-- WORK TO COMPLETE --
Pictures stay out of this copy, which runs from the first line of the material through the line containing "const years = ['2010', '2015', '2016', '2017'];".

-- DATA EXTRACT --

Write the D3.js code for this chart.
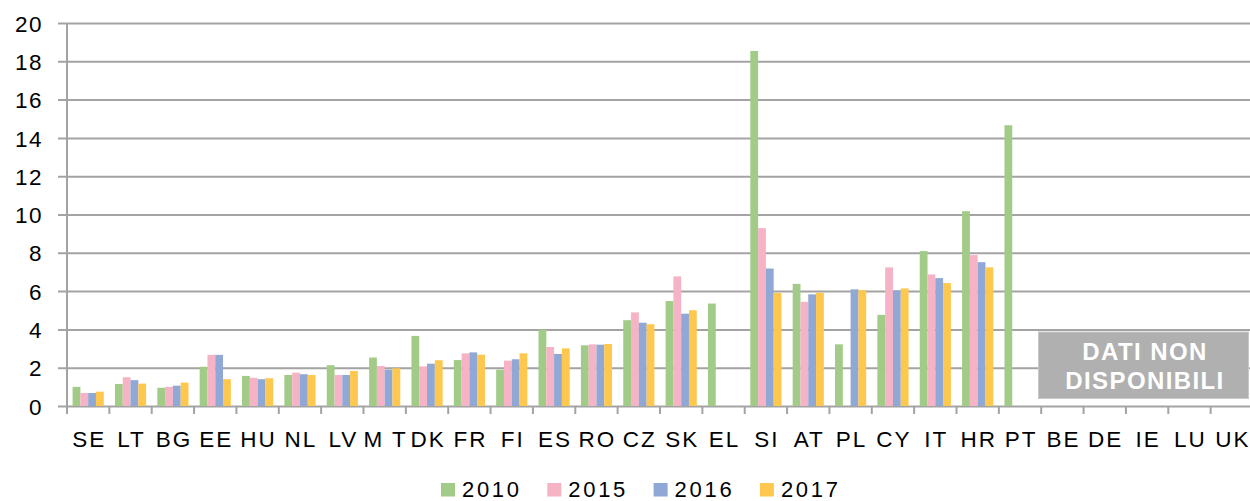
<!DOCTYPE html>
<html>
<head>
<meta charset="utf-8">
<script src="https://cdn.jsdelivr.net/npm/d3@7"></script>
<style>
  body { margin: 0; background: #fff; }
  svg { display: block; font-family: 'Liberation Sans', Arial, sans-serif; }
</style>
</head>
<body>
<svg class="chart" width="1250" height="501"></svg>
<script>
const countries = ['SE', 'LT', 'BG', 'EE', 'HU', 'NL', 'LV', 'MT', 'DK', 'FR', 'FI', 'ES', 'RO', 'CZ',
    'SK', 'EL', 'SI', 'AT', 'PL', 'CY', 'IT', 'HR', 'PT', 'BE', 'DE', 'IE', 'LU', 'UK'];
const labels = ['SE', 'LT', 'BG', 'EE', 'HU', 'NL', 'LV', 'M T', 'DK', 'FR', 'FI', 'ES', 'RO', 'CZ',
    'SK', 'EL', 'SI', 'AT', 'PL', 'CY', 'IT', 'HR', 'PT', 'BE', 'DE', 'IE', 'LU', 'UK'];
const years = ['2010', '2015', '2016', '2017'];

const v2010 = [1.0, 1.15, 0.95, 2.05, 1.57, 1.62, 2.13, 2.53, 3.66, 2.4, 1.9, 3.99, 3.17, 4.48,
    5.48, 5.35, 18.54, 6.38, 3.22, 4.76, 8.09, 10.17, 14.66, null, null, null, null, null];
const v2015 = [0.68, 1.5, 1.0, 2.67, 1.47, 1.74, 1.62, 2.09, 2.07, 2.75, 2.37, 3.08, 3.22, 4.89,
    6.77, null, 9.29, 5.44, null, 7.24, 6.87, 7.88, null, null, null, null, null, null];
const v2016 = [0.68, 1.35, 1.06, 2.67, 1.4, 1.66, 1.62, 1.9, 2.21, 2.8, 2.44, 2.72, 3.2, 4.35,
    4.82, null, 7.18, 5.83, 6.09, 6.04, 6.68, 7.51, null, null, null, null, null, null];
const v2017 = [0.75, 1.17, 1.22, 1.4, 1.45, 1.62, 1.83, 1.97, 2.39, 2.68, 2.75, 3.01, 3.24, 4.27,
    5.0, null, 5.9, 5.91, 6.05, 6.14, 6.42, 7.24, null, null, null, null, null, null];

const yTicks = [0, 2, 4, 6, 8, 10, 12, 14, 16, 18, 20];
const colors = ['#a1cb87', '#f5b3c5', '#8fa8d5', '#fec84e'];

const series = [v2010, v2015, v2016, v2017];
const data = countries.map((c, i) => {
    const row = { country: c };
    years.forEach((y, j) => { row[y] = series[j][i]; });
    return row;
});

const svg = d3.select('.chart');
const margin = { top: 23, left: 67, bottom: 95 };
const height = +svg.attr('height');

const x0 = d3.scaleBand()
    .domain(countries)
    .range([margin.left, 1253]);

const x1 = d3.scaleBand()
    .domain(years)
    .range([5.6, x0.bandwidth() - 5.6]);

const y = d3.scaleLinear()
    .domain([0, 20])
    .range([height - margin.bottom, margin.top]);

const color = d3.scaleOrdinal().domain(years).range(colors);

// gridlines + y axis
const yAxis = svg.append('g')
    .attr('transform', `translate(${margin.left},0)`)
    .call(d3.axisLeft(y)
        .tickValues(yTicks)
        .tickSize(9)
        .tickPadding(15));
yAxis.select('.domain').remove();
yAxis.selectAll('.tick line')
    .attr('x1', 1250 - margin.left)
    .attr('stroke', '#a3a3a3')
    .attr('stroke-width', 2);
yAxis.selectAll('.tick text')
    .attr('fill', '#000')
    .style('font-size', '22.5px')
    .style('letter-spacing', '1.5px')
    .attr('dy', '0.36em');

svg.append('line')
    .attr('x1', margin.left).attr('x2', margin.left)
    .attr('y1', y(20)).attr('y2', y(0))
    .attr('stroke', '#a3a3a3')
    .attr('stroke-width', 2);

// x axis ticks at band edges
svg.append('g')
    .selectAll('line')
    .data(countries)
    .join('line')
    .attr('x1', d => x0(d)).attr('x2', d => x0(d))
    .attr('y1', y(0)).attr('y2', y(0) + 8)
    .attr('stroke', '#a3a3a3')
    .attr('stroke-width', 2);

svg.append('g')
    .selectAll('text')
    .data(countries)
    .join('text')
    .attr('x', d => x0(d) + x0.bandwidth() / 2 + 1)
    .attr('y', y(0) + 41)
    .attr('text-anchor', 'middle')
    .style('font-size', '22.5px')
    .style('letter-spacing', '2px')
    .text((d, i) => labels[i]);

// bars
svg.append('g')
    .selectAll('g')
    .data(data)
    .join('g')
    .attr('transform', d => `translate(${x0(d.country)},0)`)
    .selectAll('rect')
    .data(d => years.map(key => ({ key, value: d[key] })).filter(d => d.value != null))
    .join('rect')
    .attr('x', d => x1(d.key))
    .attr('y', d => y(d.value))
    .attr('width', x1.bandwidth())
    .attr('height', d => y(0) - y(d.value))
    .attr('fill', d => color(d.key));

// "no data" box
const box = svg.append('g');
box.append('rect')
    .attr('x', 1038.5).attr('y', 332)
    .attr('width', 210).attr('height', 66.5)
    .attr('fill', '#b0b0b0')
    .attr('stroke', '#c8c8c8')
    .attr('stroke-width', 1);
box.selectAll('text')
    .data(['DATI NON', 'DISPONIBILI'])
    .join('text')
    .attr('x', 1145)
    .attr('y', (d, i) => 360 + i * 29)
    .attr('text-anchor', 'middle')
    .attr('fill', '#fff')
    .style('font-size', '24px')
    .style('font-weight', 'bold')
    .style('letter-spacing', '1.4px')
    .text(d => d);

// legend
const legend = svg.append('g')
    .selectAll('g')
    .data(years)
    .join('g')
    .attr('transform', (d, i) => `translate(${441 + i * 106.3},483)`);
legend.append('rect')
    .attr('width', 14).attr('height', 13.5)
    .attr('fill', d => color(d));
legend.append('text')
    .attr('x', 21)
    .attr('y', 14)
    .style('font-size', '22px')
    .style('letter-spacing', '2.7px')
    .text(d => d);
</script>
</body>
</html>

-- EXERCISE ANSWER --
Write the D3.js code for this chart.
<!DOCTYPE html>
<html>
<head>
<meta charset="utf-8">
<script src="https://cdn.jsdelivr.net/npm/d3@7"></script>
<style>
  body { margin: 0; background: #fff; }
  svg { display: block; font-family: 'Liberation Sans', Arial, sans-serif; }
</style>
</head>
<body>
<svg class="chart" width="1250" height="501"></svg>
<script>
const countries = ['SE', 'LT', 'BG', 'EE', 'HU', 'NL', 'LV', 'MT', 'DK', 'FR', 'FI', 'ES', 'RO', 'CZ',
    'SK', 'EL', 'SI', 'AT', 'PL', 'CY', 'IT', 'HR', 'PT', 'BE', 'DE', 'IE', 'LU', 'UK'];
const labels = ['SE', 'LT', 'BG', 'EE', 'HU', 'NL', 'LV', 'M T', 'DK', 'FR', 'FI', 'ES', 'RO', 'CZ',
    'SK', 'EL', 'SI', 'AT', 'PL', 'CY', 'IT', 'HR', 'PT', 'BE', 'DE', 'IE', 'LU', 'UK'];
const years = ['2010', '2015', '2016', '2017'];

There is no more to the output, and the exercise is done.